Data entries:
— Start —

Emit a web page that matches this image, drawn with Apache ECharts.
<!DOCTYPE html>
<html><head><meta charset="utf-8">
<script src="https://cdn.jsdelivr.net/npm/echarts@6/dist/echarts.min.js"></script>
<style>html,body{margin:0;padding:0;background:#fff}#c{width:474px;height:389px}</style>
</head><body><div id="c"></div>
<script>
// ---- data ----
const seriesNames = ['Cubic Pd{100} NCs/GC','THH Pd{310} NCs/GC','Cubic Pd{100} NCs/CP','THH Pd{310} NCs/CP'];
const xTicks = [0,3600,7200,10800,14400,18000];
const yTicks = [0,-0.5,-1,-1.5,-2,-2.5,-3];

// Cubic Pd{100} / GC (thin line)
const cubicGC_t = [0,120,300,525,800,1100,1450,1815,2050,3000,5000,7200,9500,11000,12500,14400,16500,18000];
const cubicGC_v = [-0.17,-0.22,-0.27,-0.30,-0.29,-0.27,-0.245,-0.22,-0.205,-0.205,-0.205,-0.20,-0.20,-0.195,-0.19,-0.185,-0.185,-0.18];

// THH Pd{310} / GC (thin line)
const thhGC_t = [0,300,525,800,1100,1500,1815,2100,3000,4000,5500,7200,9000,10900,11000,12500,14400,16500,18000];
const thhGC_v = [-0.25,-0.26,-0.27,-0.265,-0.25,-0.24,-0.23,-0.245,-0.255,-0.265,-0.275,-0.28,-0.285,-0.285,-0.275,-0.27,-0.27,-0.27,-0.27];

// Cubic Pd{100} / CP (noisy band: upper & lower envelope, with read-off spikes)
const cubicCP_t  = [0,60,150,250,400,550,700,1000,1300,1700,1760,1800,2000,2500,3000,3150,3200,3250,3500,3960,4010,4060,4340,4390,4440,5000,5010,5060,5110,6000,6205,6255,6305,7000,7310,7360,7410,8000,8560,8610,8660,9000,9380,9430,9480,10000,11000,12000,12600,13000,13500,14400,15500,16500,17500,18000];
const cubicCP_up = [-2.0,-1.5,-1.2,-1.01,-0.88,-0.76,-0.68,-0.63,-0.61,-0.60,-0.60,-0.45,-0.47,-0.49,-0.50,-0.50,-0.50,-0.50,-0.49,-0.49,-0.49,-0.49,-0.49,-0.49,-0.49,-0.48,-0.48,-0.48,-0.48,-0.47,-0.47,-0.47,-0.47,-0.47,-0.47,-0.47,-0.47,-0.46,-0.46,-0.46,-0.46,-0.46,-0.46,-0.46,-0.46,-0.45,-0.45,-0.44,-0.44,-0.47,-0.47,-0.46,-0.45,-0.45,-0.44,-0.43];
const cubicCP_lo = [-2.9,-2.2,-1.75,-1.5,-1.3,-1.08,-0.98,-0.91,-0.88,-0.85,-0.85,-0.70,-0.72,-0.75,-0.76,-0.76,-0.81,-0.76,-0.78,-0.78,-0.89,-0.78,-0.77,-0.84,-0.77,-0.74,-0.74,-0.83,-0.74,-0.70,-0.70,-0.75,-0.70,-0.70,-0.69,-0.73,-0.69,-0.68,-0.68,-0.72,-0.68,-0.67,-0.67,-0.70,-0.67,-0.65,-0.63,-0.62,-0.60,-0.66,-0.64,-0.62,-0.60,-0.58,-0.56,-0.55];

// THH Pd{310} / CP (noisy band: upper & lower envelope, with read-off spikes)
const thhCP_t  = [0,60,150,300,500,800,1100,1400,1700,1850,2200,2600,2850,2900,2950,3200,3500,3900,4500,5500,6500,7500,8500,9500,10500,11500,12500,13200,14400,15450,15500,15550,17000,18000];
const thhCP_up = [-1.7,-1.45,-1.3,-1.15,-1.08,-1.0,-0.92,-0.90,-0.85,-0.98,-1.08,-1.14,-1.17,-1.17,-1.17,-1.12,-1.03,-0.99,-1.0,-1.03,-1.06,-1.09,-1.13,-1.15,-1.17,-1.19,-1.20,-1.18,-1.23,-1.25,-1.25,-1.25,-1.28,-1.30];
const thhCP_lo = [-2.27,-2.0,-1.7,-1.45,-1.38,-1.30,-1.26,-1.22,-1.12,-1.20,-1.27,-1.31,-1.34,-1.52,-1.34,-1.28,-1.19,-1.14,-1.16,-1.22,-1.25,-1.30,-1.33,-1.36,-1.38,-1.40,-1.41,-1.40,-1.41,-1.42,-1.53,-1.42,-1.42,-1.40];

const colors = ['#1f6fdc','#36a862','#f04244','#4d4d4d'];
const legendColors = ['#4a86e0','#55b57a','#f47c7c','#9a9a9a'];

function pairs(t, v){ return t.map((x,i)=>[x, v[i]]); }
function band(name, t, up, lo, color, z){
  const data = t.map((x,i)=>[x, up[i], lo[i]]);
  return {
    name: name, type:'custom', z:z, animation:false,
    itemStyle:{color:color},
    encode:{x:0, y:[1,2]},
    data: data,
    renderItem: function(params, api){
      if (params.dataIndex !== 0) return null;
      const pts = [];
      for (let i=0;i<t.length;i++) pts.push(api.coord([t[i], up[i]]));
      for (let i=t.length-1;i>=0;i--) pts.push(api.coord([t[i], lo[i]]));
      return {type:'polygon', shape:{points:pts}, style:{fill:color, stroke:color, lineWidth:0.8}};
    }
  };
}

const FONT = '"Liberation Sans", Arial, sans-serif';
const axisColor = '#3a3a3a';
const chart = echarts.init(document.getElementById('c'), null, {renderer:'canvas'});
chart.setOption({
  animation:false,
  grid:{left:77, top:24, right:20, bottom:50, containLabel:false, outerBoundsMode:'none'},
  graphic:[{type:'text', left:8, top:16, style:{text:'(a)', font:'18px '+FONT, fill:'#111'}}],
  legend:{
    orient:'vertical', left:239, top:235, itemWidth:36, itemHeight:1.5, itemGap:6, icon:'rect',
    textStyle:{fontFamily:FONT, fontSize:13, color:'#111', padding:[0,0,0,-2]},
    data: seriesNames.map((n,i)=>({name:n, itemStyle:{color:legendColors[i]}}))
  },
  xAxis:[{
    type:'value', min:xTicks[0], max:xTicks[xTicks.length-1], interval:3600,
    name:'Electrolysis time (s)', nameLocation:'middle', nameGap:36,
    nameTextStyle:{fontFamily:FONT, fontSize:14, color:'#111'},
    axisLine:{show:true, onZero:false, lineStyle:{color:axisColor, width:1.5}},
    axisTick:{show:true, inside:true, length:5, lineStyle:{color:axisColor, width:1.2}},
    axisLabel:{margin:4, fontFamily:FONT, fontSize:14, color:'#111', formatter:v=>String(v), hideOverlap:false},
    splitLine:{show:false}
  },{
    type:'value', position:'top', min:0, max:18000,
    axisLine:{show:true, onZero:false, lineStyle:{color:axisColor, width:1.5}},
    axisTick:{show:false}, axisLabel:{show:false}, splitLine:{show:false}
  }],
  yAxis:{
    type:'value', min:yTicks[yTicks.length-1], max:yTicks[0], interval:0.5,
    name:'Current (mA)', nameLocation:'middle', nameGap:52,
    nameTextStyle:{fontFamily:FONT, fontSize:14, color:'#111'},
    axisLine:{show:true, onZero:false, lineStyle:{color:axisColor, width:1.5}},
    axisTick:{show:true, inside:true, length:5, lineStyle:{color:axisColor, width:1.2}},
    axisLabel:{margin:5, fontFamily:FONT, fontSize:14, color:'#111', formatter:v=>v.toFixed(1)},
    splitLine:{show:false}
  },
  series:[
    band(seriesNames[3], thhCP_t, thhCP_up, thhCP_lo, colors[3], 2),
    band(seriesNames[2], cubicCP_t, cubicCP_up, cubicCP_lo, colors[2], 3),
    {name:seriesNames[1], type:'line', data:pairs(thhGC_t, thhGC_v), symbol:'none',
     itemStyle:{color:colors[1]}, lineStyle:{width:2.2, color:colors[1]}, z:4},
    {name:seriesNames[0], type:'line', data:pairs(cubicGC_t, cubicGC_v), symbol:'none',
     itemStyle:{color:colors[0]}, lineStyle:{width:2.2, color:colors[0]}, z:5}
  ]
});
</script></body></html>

— End —
— Start —

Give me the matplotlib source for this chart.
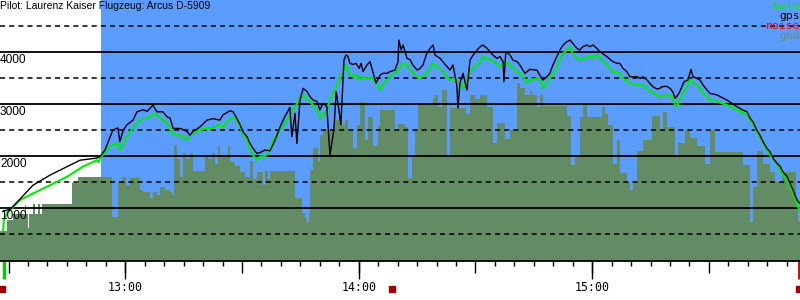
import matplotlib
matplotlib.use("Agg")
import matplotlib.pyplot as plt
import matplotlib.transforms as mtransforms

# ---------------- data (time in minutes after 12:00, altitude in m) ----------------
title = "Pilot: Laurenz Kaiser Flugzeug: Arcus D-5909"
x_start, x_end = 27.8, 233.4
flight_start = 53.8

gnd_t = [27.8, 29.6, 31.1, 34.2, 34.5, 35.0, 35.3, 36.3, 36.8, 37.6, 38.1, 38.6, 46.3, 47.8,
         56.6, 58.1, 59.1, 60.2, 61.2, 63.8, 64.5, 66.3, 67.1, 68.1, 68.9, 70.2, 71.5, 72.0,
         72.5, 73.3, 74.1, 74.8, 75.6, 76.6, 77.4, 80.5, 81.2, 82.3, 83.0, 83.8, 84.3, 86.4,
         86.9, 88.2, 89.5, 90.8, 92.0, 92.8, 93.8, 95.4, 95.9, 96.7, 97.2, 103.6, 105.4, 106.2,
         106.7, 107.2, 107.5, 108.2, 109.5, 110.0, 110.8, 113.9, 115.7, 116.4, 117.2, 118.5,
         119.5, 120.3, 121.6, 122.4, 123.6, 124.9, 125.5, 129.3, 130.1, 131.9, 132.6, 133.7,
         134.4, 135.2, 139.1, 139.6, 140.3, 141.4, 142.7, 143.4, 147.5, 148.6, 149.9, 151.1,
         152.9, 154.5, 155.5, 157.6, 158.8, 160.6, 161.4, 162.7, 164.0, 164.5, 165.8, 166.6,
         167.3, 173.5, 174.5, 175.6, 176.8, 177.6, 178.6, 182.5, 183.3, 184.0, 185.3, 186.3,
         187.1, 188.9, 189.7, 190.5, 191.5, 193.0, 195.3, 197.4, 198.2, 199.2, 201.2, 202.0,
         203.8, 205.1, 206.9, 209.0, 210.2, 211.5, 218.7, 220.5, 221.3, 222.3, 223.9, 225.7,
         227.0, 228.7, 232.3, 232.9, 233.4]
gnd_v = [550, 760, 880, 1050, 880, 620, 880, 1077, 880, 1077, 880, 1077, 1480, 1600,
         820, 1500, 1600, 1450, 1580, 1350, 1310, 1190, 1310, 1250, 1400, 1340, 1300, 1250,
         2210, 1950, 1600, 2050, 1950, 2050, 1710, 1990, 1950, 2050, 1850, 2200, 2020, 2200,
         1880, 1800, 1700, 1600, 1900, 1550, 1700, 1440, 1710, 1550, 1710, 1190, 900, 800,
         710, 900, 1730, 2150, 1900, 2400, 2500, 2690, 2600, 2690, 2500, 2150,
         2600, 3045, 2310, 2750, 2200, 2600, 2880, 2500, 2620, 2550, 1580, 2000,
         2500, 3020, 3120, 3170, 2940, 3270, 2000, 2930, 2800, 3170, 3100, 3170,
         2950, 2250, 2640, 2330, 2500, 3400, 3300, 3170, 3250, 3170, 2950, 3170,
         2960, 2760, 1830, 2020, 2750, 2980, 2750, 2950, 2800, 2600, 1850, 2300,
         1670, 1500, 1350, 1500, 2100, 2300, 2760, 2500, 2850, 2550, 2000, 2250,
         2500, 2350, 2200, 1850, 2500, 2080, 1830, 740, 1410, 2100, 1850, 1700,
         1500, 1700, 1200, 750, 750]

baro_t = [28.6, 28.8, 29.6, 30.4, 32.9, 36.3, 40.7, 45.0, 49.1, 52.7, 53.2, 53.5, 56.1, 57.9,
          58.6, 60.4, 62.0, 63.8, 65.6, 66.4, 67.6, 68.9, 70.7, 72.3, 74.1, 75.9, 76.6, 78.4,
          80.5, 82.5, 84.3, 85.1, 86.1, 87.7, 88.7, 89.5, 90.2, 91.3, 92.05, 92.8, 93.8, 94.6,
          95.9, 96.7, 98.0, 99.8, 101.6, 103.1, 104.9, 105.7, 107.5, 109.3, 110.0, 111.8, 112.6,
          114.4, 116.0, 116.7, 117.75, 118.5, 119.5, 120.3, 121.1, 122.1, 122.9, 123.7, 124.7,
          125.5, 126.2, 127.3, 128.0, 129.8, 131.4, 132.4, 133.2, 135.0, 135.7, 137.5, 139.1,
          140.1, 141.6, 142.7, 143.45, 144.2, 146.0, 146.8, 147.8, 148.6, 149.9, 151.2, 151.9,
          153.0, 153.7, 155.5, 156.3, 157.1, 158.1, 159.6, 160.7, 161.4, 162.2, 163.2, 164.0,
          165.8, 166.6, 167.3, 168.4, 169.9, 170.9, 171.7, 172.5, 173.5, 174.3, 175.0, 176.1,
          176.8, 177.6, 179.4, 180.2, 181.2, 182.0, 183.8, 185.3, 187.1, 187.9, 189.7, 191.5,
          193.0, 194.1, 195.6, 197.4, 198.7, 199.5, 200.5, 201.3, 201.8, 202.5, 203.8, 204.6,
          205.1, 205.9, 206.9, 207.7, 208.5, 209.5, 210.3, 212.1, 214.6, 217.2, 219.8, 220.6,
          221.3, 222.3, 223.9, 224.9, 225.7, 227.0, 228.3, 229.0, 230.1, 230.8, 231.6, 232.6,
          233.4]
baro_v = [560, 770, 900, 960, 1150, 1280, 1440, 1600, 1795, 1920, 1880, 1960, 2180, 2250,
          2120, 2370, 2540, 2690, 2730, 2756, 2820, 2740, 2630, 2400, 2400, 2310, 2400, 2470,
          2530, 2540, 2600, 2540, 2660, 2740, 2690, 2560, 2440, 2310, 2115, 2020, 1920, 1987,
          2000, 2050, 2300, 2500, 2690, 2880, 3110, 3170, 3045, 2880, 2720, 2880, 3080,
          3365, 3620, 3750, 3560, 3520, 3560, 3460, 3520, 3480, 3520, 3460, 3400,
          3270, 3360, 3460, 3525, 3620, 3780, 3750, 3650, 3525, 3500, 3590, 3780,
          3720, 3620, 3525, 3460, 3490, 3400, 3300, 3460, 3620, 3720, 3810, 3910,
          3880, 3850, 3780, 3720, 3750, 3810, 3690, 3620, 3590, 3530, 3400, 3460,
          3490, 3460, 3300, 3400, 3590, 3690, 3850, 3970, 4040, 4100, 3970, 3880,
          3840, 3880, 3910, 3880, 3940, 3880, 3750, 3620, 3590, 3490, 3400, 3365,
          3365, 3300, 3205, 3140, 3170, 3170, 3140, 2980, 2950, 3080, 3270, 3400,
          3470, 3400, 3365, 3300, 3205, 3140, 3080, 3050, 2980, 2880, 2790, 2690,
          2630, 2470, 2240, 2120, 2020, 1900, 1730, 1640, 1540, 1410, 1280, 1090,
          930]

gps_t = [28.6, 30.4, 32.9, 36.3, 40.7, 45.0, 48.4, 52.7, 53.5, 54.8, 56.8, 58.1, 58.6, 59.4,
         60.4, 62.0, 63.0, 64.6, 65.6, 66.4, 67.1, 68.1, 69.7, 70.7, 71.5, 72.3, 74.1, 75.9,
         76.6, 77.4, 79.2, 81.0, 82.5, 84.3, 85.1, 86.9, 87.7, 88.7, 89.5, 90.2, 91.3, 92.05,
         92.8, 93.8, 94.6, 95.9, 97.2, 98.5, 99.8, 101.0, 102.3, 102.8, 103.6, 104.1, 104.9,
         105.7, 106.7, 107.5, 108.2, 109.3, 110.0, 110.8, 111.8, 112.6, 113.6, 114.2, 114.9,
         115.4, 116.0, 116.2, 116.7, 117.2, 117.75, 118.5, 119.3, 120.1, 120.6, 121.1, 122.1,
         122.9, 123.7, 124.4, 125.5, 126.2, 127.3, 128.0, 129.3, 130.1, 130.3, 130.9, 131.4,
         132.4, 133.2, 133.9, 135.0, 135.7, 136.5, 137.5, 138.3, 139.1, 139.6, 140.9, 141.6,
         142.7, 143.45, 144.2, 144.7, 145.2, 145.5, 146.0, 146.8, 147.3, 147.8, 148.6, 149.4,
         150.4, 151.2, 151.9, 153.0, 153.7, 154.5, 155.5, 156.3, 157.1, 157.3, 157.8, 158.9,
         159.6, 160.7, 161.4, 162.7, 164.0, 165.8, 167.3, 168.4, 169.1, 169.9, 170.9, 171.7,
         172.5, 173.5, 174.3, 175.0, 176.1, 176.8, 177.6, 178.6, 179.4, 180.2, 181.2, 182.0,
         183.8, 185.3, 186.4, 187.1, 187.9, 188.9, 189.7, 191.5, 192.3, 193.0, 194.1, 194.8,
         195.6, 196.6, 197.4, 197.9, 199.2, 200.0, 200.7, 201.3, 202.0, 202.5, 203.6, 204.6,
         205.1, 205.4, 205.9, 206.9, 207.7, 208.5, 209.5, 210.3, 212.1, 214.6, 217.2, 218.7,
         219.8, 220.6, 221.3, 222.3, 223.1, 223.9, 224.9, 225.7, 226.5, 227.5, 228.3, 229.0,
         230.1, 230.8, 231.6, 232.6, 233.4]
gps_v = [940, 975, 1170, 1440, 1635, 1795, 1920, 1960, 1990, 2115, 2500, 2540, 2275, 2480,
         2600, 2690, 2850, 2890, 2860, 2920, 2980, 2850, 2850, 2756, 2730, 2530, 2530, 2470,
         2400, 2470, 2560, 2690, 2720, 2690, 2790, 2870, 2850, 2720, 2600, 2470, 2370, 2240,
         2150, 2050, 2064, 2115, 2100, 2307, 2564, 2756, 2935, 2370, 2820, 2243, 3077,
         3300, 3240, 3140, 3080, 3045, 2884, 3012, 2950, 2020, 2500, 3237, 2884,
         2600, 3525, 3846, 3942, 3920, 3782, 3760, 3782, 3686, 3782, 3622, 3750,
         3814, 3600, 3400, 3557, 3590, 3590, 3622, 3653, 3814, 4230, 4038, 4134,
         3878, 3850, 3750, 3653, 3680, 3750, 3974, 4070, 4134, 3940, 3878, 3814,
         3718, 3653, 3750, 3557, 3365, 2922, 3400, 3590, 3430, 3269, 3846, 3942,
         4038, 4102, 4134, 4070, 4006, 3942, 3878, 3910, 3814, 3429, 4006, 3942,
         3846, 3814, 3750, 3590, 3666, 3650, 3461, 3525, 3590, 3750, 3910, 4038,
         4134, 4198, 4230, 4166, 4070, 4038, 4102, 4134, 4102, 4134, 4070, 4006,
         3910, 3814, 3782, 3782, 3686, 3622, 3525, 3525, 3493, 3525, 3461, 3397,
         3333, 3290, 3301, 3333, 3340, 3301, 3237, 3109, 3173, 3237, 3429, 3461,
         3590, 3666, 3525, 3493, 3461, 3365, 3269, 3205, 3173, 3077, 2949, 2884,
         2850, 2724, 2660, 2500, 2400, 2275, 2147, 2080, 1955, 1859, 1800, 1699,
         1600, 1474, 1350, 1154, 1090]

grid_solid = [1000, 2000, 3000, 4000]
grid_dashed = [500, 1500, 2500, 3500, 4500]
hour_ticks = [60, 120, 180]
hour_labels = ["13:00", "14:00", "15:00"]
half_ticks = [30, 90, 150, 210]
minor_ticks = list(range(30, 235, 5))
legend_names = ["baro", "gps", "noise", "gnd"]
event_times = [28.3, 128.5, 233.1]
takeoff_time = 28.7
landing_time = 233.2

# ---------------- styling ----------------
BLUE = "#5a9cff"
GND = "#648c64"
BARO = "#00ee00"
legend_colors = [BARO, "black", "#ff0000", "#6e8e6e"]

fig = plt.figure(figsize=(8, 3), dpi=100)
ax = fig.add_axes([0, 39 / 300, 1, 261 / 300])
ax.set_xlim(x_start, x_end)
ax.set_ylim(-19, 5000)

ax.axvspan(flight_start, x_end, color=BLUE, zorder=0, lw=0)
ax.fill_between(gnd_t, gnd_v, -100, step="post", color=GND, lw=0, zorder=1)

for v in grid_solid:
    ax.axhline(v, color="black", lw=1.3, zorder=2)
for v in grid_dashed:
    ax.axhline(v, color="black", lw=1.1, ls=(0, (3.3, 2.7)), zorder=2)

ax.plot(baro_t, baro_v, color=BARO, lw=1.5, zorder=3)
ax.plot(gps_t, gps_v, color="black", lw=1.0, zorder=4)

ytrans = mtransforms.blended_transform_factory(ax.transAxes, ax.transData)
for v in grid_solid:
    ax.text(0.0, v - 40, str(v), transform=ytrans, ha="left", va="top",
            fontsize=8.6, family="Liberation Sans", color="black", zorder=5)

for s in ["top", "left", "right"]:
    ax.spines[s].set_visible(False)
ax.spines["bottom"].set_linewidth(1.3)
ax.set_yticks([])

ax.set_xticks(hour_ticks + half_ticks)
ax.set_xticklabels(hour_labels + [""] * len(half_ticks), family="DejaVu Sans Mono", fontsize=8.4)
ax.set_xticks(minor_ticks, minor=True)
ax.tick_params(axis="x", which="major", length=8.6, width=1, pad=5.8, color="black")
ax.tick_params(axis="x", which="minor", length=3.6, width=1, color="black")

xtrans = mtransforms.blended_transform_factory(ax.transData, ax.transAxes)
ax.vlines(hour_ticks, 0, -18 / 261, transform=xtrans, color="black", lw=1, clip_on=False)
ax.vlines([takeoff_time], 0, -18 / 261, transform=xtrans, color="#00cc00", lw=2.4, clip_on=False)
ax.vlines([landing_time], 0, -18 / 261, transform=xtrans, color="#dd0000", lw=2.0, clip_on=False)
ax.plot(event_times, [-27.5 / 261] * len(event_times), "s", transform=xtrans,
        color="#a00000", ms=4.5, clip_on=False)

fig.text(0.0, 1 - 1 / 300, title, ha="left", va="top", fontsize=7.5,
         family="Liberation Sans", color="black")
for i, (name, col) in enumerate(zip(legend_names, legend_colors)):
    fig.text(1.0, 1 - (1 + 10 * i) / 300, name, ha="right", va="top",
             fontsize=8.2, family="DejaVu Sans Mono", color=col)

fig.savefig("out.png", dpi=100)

— End —

● **SET TASK**:
Output the lines of the records above exactly as they appear, from the line containing "Emit a web page" through the line containing "const yTicks = [0,-0.5,-1,-1.5,-2,-2.5,-3];".

● **RESPONSE TO THE EXERCISE**:
Emit a web page that matches this image, drawn with Apache ECharts.
<!DOCTYPE html>
<html><head><meta charset="utf-8">
<script src="https://cdn.jsdelivr.net/npm/echarts@6/dist/echarts.min.js"></script>
<style>html,body{margin:0;padding:0;background:#fff}#c{width:474px;height:389px}</style>
</head><body><div id="c"></div>
<script>
// ---- data ----
const seriesNames = ['Cubic Pd{100} NCs/GC','THH Pd{310} NCs/GC','Cubic Pd{100} NCs/CP','THH Pd{310} NCs/CP'];
const xTicks = [0,3600,7200,10800,14400,18000];
const yTicks = [0,-0.5,-1,-1.5,-2,-2.5,-3];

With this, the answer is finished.